Figure scripts:
· · ·
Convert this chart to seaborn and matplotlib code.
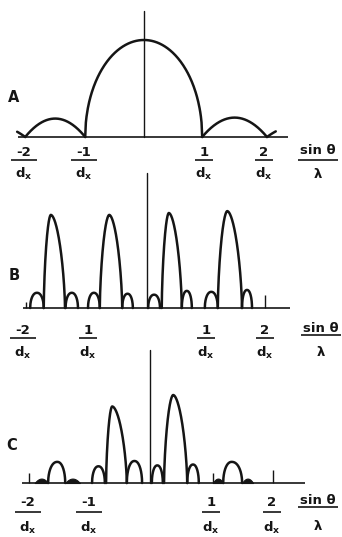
import numpy as np
import pandas as pd
import matplotlib
matplotlib.use("Agg")
import matplotlib.pyplot as plt
import seaborn as sns

# ---------------------------------------------------------------
# Diffraction intensity lobes, x in units of 1/d_x (sin(theta)/lambda),
# heights relative to the tallest lobe of each pattern.
# ---------------------------------------------------------------

# A: single aperture envelope
A_START  = [-3.00, -1.98, -0.98, 0.97, 2.05]
A_PEAK   = [-2.50, -1.48,  0.00, 1.51, 2.57]
A_END    = [-1.98, -0.98,  0.97, 2.05, 3.09]
A_HEIGHT = [ 0.12,  0.19,  1.00, 0.20, 0.12]

# B: grating orders with subsidiary maxima
B_START  = [-1.98, -1.75, -1.38, -1.00, -0.80, -0.42, 0.02, 0.25, 0.59, 0.98, 1.20, 1.61]
B_PEAK   = [-1.865, -1.63, -1.275, -0.90, -0.64, -0.33, 0.12, 0.37, 0.675, 1.09, 1.36, 1.695]
B_END    = [-1.75, -1.39, -1.17, -0.80, -0.42, -0.24, 0.22, 0.59, 0.76, 1.20, 1.61, 1.78]
B_HEIGHT = [ 0.16,  0.98,  0.16,  0.16,  0.98,  0.15, 0.14, 1.00, 0.18, 0.17, 1.02, 0.19]
B_TICK_X = [-2.05, 2.00]
B_TICK_H = [0.06, 0.14]

# C: two strong orders, weak outer orders
C_START  = [-1.67, -0.95, -0.72, -0.38, 0.03, 0.23, 0.61, 1.20]
C_PEAK   = [-1.52, -0.845, -0.62, -0.255, 0.12, 0.38, 0.705, 1.34]
C_END    = [-1.39, -0.74, -0.38, -0.13, 0.21, 0.61, 0.80, 1.51]
C_HEIGHT = [ 0.24,  0.19,  0.87,  0.25, 0.20, 1.00, 0.21, 0.24]
C_LUMP_START  = [-1.89, -1.39, 1.03, 1.51]
C_LUMP_END    = [-1.67, -1.15, 1.20, 1.69]
C_LUMP_HEIGHT = [0.05, 0.05, 0.05, 0.05]
C_TICK_X = [-1.98, 1.03, 2.02]
C_TICK_H = [0.11, 0.11, 0.15]

TICK_VALUES = [-2, -1, 1, 2]
A_TICK_TEXT = ["-2", "-1", "1", "2"]
B_TICK_TEXT = ["-2", "1", "1", "2"]
C_TICK_TEXT = ["-2", "-1", "1", "2"]
PANEL_NAMES = ["A", "B", "C"]

# ---------------------------------------------------------------
INK = "#151515"
W, H, DPI = 342, 537, 100

sns.set_theme(style="white")
plt.rcParams["font.family"] = ["DejaVu Sans"]
plt.rcParams["mathtext.fontset"] = "dejavusans"

fig = plt.figure(figsize=(W / DPI, H / DPI), dpi=DPI)
fig.patch.set_facecolor("white")

# pixel geometry of each panel: centre column, px per 1/d_x, baseline row, px per unit height
LAYOUT = {
    "A": dict(cx=144, sx=60, base=137, sy=97, top=1.30, span=(-2.10, 2.40), clip=(-2.12, 2.20),
              label=(14, 98), num=15, bar=23, den=37, title=(318, 13, 23, 37), nudge=(0, 0)),
    "B": dict(cx=147, sx=59, base=308, sy=95, top=1.42, span=(-2.10, 2.42), clip=(-9, 9),
              label=(14, 276), num=22, bar=30, den=45, title=(321, 20, 27, 44), nudge=(-0.1, 0)),
    "C": dict(cx=150, sx=61, base=483, sy=88, top=1.51, span=(-2.10, 2.54), clip=(-9, 9),
              label=(12, 445), num=20, bar=29, den=45, title=(318, 17, 24, 43), nudge=(0, 0)),
}
SHAPES = {
    "A": ["parab", "parab", "dome", "parab", "parab"],
    "B": ["small", "main", "small", "small", "main", "small",
          "small", "main", "small", "small", "main", "small"],
    "C": ["small", "small", "main", "small", "small", "main", "small", "small"],
}
# (p, q) of the arch profile  h * (1 - |u|^p)^q
SHAPE_PARAMS = {"parab": (2.0, 1.0), "dome": (2.0, 0.5), "main": (1.8, 0.65), "small": (2.2, 0.5)}


def arch(start, peak, end, height, shape, n=90):
    p, q = SHAPE_PARAMS[shape]
    xl = np.linspace(start, peak, n)
    xr = np.linspace(peak, end, n)[1:]
    ul = (peak - xl) / (peak - start)
    ur = (xr - peak) / (end - peak)
    x = np.concatenate([xl, xr])
    u = np.concatenate([ul, ur])
    y = height * np.clip(1 - np.abs(u) ** p, 0, None) ** q
    return x, y


def lobe_frame(starts, peaks, ends, heights, shapes, clip):
    rows = []
    for i, (s, pk, e, h, sh) in enumerate(zip(starts, peaks, ends, heights, shapes)):
        x, y = arch(s, pk, e, h, sh)
        keep = (x >= clip[0]) & (x <= clip[1])
        rows.append(pd.DataFrame({"x": x[keep], "y": y[keep], "lobe": i}))
    return pd.concat(rows, ignore_index=True)


def make_axes(cfg):
    ax = fig.add_axes([0, 0, 1, 1])
    ax.set_xlim(-cfg["cx"] / cfg["sx"], (W - cfg["cx"]) / cfg["sx"])
    ax.set_ylim(-(H - cfg["base"]) / cfg["sy"], cfg["base"] / cfg["sy"])
    ax.set_axis_off()
    ax.patch.set_alpha(0)
    return ax


TEXT_KW = dict(ha="center", va="center", color=INK, fontweight="bold")


def frac_label(ax, cfg, x, top_text, bottom_text, bar_px, size=9.5):
    sy = cfg["sy"]
    ax.text(x, -cfg["num"] / sy, top_text, fontsize=size, **TEXT_KW)
    half = bar_px / 2 / cfg["sx"]
    ax.plot([x - half, x + half], [-cfg["bar"] / sy] * 2, color=INK, lw=1.2,
            solid_capstyle="butt")
    ax.text(x, -cfg["den"] / sy, bottom_text, fontsize=size, **TEXT_KW)


DX = r"d$_{\mathbf{x}}$"

panels = {
    "A": (A_START, A_PEAK, A_END, A_HEIGHT, A_TICK_TEXT),
    "B": (B_START, B_PEAK, B_END, B_HEIGHT, B_TICK_TEXT),
    "C": (C_START, C_PEAK, C_END, C_HEIGHT, C_TICK_TEXT),
}

for name in PANEL_NAMES:
    cfg = LAYOUT[name]
    starts, peaks, ends, heights, tick_text = panels[name]
    ax = make_axes(cfg)

    df = lobe_frame(starts, peaks, ends, heights, SHAPES[name], cfg["clip"])
    sns.lineplot(data=df, x="x", y="y", units="lobe", estimator=None, sort=False,
                 color=INK, linewidth=1.8, legend=False, ax=ax,
                 solid_capstyle="round", solid_joinstyle="round")

    # baseline and central axis
    ax.plot(list(cfg["span"]), [0, 0], color=INK, lw=1.2, solid_capstyle="butt")
    ax.plot([0, 0], [0, cfg["top"]], color=INK, lw=1.0)

    if name == "B":
        ax.vlines(B_TICK_X, 0, B_TICK_H, color=INK, lw=1.0)
    if name == "C":
        ax.vlines(C_TICK_X, 0, C_TICK_H, color=INK, lw=1.0)
        for s, e, h in zip(C_LUMP_START, C_LUMP_END, C_LUMP_HEIGHT):
            xs, ys = arch(s, (s + e) / 2, e, h, "parab")
            ax.fill_between(xs, 0, ys, color=INK, lw=0.8)

    # panel letter
    lx, ly = cfg["label"]
    ax.text((lx - cfg["cx"]) / cfg["sx"], (cfg["base"] - ly) / cfg["sy"], name,
            fontsize=10.5, **TEXT_KW)

    # fractional tick labels
    for i, (t, txt) in enumerate(zip(TICK_VALUES, tick_text)):
        shift = cfg["nudge"][0] if i == 0 else 0
        frac_label(ax, cfg, t + shift, txt, DX, 26 if len(txt) > 1 else 18)

    # sin(theta)/lambda axis title
    tx, tnum, tbar, tden = cfg["title"]
    title_cfg = dict(cfg, num=tnum, bar=tbar, den=tden)
    frac_label(ax, title_cfg, (tx - cfg["cx"]) / cfg["sx"], "sin θ", "λ", 40)

fig.savefig("out.png", dpi=DPI, facecolor="white")
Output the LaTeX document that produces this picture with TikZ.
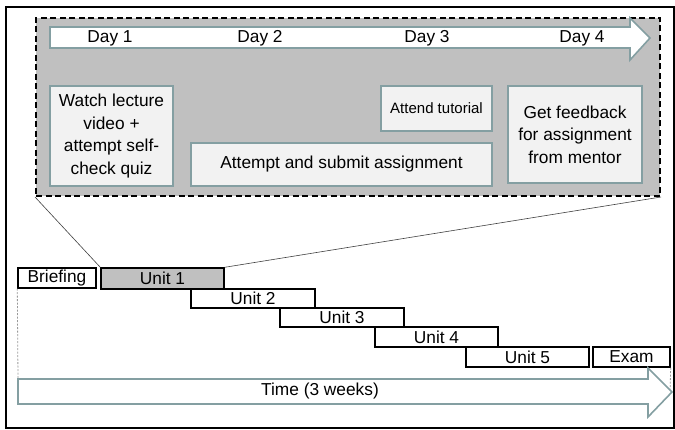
\documentclass[tikz,border=0pt]{standalone}
\usepackage{fontspec}
\setmainfont{Liberation Sans}
\definecolor{zoomgray}{HTML}{C0C0C0}
\definecolor{boxfill}{HTML}{F2F2F2}
\definecolor{tealline}{HTML}{849FA2}
\tikzset{
  act/.style={draw=tealline, line width=1.6pt, fill=boxfill, inner sep=0pt, align=center, font=\fontsize{17.3}{22.5}\selectfont},
  unitbox/.style={draw=black, line width=1.4pt, fill=white, inner sep=0pt, font=\fontsize{17.3}{20}\selectfont},
  arrowbody/.style={draw=tealline, line width=1.6pt, fill=white},
  lbl/.style={font=\fontsize{17.3}{20}\selectfont, inner sep=0pt},
  zoomline/.style={draw=black!75, line width=0.6pt},
  guide/.style={draw=black!40, line width=0.8pt, dash pattern=on 2pt off 1.5pt}
}
\begin{document}
\begin{tikzpicture}[x=1pt,y=-1pt]
\useasboundingbox (0,0) rectangle (675,430);
% outer frame
\draw[line width=2pt] (6,7) rectangle (674,428);
% zoomed panel
\node[draw=black, fill=zoomgray, line width=2pt, dash pattern=on 6pt off 3.5pt, minimum width=624pt, minimum height=178pt, inner sep=0pt] (panel) at (348,107) {};
% day arrow
\draw[arrowbody] (50,27) -- (630,27) -- (630,18) -- (650,38) -- (630,60) -- (630,48) -- (50,48) -- cycle;
\node[lbl] (d1) at (110,38) {Day 1};
\node[lbl] (d2) at (260,38) {Day 2};
\node[lbl] (d3) at (427,38) {Day 3};
\node[lbl] (d4) at (582,38) {Day 4};
% activity boxes
\node[act, minimum width=123pt, minimum height=100pt] (watch) at (111.5,136) {Watch lecture\\video +\\attempt self-\\check quiz};
\node[act, minimum width=301pt, minimum height=43pt] (assign) at (341.5,164.5) {Attempt and submit assignment};
\node[act, minimum width=111pt, minimum height=45pt, font=\fontsize{15}{18}\selectfont] (tut) at (436.5,108.5) {Attend tutorial};
\node[act, minimum width=134pt, minimum height=97pt] (feed) at (575,134.5) {Get feedback\\for assignment\\from mentor};
% unit boxes
\node[unitbox, minimum width=78pt, minimum height=20pt] (brief) at (57,278) {Briefing};
\node[unitbox, fill=zoomgray, minimum width=123pt, minimum height=21pt] (u1) at (162.5,278.5) {Unit 1};
\node[unitbox, minimum width=124pt, minimum height=19pt] (u2) at (253,298.5) {Unit 2};
\node[unitbox, minimum width=124pt, minimum height=19pt] (u3) at (342,317.5) {Unit 3};
\node[unitbox, minimum width=123pt, minimum height=20pt] (u4) at (436.5,337) {Unit 4};
\node[unitbox, minimum width=123pt, minimum height=20pt] (u5) at (527.5,357) {Unit 5};
\node[unitbox, minimum width=77pt, minimum height=20pt] (exam) at (631.5,357) {Exam};
% zoom connectors
\draw[zoomline] (panel.south west) -- (u1.north west);
\draw[zoomline] (panel.south east) -- (u1.north east);
% time arrow
\coordinate (tstart) at (18,379);
\coordinate (tend) at (670,392);
\draw[guide] (brief.south west) -- (tstart);
\draw[guide] (exam.south east) -- (tend);
\draw[arrowbody] (18,379) -- (648,379) -- (648,368) -- (672,392) -- (648,417) -- (648,404) -- (18,404) -- cycle;
\node[lbl] (time) at (320,391.5) {Time (3 weeks)};
\end{tikzpicture}
\end{document}
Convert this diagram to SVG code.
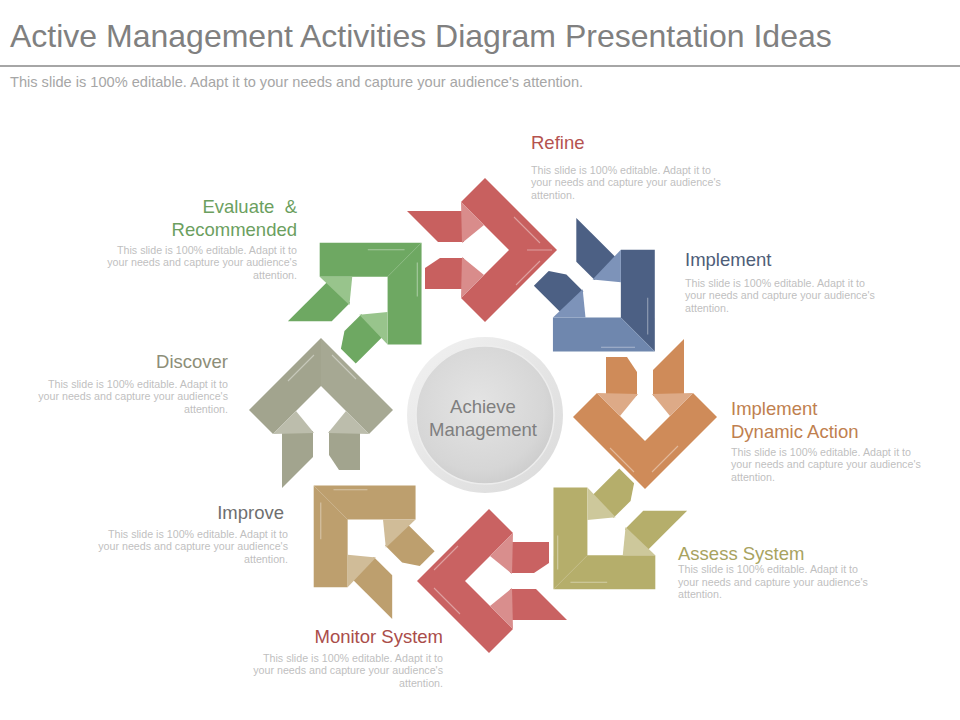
· · ·
Instruction:
Look at the listing and set down only the lines from its start through the line with "B_TICK_H = [0.06, 0.14]", word for word and without pictures.

Completed exercise:
Convert this chart to seaborn and matplotlib code.
import numpy as np
import pandas as pd
import matplotlib
matplotlib.use("Agg")
import matplotlib.pyplot as plt
import seaborn as sns

# ---------------------------------------------------------------
# Diffraction intensity lobes, x in units of 1/d_x (sin(theta)/lambda),
# heights relative to the tallest lobe of each pattern.
# ---------------------------------------------------------------

# A: single aperture envelope
A_START  = [-3.00, -1.98, -0.98, 0.97, 2.05]
A_PEAK   = [-2.50, -1.48,  0.00, 1.51, 2.57]
A_END    = [-1.98, -0.98,  0.97, 2.05, 3.09]
A_HEIGHT = [ 0.12,  0.19,  1.00, 0.20, 0.12]

# B: grating orders with subsidiary maxima
B_START  = [-1.98, -1.75, -1.38, -1.00, -0.80, -0.42, 0.02, 0.25, 0.59, 0.98, 1.20, 1.61]
B_PEAK   = [-1.865, -1.63, -1.275, -0.90, -0.64, -0.33, 0.12, 0.37, 0.675, 1.09, 1.36, 1.695]
B_END    = [-1.75, -1.39, -1.17, -0.80, -0.42, -0.24, 0.22, 0.59, 0.76, 1.20, 1.61, 1.78]
B_HEIGHT = [ 0.16,  0.98,  0.16,  0.16,  0.98,  0.15, 0.14, 1.00, 0.18, 0.17, 1.02, 0.19]
B_TICK_X = [-2.05, 2.00]
B_TICK_H = [0.06, 0.14]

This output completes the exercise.